Comment pousser les entreprises à véritablement oeuvrer pour un monde décarboné ?Fabrice Bonnifet, président du C3D, le Collège des directeurs du développement durable, plaide pour que le respect d'objectifs environnementaux devienne un critère essentiel dans la rémunération des grands dirigeants.Il nous livre son nouvel édito.
La performance globale en entreprise est souvent le reflet de son système de récompense. Avec les enjeux environnementaux qui s’exacerbent, de plus en plus de collaborateurs plus ou moins éco-anxieux recherchent un sens à leur travail, si possible avec un salaire décent et dans une entreprise qui contribue au bien commun. En revanche, pour nombre de dirigeants et mandataires sociaux de multinationales, la quête de sens s’assimile plus à une course folle vers des niveaux de rémunérations qui confèrent parfois à l’indécence, et au "quoi qu’il en coûte" pour le climat.

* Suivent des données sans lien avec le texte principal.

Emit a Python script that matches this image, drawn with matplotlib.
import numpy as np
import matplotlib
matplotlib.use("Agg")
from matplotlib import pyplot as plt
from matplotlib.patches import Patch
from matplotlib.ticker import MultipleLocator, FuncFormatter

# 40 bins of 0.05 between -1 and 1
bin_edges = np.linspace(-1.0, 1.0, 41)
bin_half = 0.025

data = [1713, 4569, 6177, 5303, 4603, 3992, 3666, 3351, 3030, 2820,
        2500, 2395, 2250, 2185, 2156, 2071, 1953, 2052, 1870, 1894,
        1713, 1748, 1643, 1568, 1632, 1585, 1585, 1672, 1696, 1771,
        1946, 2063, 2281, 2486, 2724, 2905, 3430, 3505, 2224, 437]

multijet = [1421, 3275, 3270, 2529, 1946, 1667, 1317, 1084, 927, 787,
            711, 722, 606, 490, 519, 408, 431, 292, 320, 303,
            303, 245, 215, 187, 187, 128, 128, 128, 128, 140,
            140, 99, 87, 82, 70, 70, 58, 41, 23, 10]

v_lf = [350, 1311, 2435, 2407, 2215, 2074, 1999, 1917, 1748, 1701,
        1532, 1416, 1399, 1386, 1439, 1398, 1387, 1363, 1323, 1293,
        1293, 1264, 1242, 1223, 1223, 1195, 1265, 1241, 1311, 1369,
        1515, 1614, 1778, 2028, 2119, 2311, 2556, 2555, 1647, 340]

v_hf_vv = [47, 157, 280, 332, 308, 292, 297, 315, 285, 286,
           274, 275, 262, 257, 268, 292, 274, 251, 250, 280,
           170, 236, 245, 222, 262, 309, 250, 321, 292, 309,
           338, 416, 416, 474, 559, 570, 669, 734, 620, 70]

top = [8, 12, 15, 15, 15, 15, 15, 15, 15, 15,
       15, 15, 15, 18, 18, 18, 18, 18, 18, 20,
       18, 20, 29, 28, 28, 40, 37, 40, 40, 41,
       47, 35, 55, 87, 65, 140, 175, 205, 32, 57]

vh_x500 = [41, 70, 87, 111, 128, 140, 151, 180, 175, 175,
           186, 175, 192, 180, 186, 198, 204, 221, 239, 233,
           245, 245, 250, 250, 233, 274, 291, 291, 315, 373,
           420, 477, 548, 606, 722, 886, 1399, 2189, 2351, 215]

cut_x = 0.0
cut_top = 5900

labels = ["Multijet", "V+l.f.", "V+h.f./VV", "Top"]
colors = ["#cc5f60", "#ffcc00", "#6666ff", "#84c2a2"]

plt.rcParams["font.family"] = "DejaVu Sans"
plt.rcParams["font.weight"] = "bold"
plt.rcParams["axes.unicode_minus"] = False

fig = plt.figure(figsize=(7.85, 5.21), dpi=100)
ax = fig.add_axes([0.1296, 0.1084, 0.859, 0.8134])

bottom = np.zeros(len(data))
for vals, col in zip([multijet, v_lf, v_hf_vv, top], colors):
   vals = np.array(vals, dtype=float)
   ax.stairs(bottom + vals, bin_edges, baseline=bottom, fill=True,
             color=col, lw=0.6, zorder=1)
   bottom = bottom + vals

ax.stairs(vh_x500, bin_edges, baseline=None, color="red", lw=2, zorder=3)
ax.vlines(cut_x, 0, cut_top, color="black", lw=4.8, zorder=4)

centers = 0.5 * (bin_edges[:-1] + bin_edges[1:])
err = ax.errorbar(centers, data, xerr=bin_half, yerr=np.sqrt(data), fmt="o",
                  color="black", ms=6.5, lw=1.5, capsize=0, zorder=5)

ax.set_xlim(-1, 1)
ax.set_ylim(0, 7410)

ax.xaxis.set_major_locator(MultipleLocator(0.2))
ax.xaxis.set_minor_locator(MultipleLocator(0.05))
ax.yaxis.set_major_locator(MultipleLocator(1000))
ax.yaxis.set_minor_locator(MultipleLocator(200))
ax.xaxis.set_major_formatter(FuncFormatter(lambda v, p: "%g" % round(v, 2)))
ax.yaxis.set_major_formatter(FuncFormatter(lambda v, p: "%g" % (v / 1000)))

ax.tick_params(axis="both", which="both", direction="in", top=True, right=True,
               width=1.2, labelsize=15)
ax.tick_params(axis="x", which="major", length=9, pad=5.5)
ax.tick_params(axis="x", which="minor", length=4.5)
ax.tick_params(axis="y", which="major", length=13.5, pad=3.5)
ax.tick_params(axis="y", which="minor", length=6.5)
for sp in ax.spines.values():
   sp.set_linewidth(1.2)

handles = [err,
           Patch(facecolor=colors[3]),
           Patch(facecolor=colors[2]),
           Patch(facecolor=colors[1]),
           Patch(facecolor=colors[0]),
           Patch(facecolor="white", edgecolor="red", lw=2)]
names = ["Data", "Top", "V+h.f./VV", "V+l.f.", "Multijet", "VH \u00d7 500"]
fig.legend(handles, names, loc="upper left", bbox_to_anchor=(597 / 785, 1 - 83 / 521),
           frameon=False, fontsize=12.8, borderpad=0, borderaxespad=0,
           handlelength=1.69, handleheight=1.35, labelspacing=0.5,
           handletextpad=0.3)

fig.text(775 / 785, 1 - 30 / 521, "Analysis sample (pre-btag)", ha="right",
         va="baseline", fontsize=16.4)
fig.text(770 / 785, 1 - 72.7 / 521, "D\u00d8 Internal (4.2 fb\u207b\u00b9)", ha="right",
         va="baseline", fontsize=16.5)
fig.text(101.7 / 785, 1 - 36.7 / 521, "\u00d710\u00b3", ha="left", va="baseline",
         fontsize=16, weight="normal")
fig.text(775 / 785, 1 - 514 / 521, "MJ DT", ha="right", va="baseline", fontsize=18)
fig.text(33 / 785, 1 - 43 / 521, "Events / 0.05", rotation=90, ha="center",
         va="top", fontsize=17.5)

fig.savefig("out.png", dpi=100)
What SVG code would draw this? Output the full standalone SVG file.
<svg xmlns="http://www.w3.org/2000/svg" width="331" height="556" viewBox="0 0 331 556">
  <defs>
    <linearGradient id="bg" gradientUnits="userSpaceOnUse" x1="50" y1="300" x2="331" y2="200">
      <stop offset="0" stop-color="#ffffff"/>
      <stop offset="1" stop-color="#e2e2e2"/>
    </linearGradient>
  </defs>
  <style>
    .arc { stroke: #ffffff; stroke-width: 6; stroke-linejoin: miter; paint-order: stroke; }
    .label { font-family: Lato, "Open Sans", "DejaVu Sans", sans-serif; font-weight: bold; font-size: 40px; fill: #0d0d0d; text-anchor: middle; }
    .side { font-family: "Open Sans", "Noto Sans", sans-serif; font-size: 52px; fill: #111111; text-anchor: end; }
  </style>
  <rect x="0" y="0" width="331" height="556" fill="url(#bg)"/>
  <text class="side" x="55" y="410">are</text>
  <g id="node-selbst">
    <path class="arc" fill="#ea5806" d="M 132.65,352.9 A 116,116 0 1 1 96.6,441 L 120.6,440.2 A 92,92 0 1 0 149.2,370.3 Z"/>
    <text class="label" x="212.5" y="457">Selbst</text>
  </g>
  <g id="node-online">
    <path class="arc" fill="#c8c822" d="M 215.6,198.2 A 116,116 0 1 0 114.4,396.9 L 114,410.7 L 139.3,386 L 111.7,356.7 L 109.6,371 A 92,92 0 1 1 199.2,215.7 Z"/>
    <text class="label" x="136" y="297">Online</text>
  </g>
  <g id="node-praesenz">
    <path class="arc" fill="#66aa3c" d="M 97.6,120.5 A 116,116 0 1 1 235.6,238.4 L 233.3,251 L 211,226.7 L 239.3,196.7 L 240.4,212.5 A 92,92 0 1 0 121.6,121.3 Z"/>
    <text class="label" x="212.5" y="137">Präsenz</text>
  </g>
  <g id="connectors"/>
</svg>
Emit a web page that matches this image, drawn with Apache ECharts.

Au regard des urgences environnementales auxquelles nous faisons face et compte tenu de l’importance (affichée) des stratégies climat aux yeux des parties prenantes, la tendance est à la fixation de critères extra-financiers, pour motiver les "CEO" dans l’atteinte des objectifs de décroissance des émissions de gaz à effet de serre de leur entreprise. Le hic, c’est qu’en 2030, l'Institut de l'environnement de Stockholm (SEI) estime que les 1% les plus riches de la planète auront une empreinte carbone par habitant 30 fois supérieure à celle compatible pour limiter le réchauffement à 1,5°C, soit environ 69 tCO2/an.
Osons proposer l’attribution d’un "golden climat" aux dirigeants les plus efficaces pour maintenir les conditions de la vie sur Terre, qui pourrait représenter jusqu’à 30% du salaire fixe et 70% de la part variable
Fabrice Bonnifet
Inciter avec toujours plus d’argent à polluer toujours moins va vite devenir anachronique. Mais admettons, si cette pratique permet vraiment de faire baisser en continu les émissions de GES, la décarbonation d’une entreprise est indéniablement préférable à un excès de CO2 individuel. Cependant, tant que cette incitation à la dépollution ne représentera qu’un maigre pourcentage de la part variable (de 5 à 25% en moyenne) de la rémunération, les CEO les moins responsables auront beau jeu de maximiser les critères financiers pour compenser ce qu’ils ne pourront pas ou plus obtenir avec l’extra-financier.
Pour retrouver un peu de cohérence et de sincérité, il serait peut être temps de changer la façon de récompenser la performance de la création de valeur décarbonée. Osons proposer l’attribution d’un "golden climat" aux dirigeants les plus efficaces pour maintenir les conditions de la vie sur Terre, qui pourrait représenter jusqu’à 30% du salaire fixe et 70% de la part variable. Ce "golden climat" serait attribué, si et seulement si, le résultat financier progresse ou reste stable, tout en étant strictement corrélée à une baisse d’au moins 5% en absolu de l’empreinte carbone de l’entreprise sur les 3 scopes (1,2, 3a), par rapport à l’année de référence choisie.
Avec cette approche, les dirigeants réfléchiront à deux fois avant de se lancer dans une activité profitable à haute intensité écocide, ou alors ils vérifieront bien qu’ils disposent de la technologie ou du modèle économique adéquat pour garantir un découplage. Après l’ère de la démesure des "golden hello & parachute", formulons le vœu que les actionnaires qui actuellement apprécient les résultats de leurs "champions" lors des Assemblées Générales finissent par promouvoir les
"golden climat", qui sont les seuls à pouvoir concilier durabilité du business et décarbonation, quitte à sacrifier un peu de lucrativité à court terme.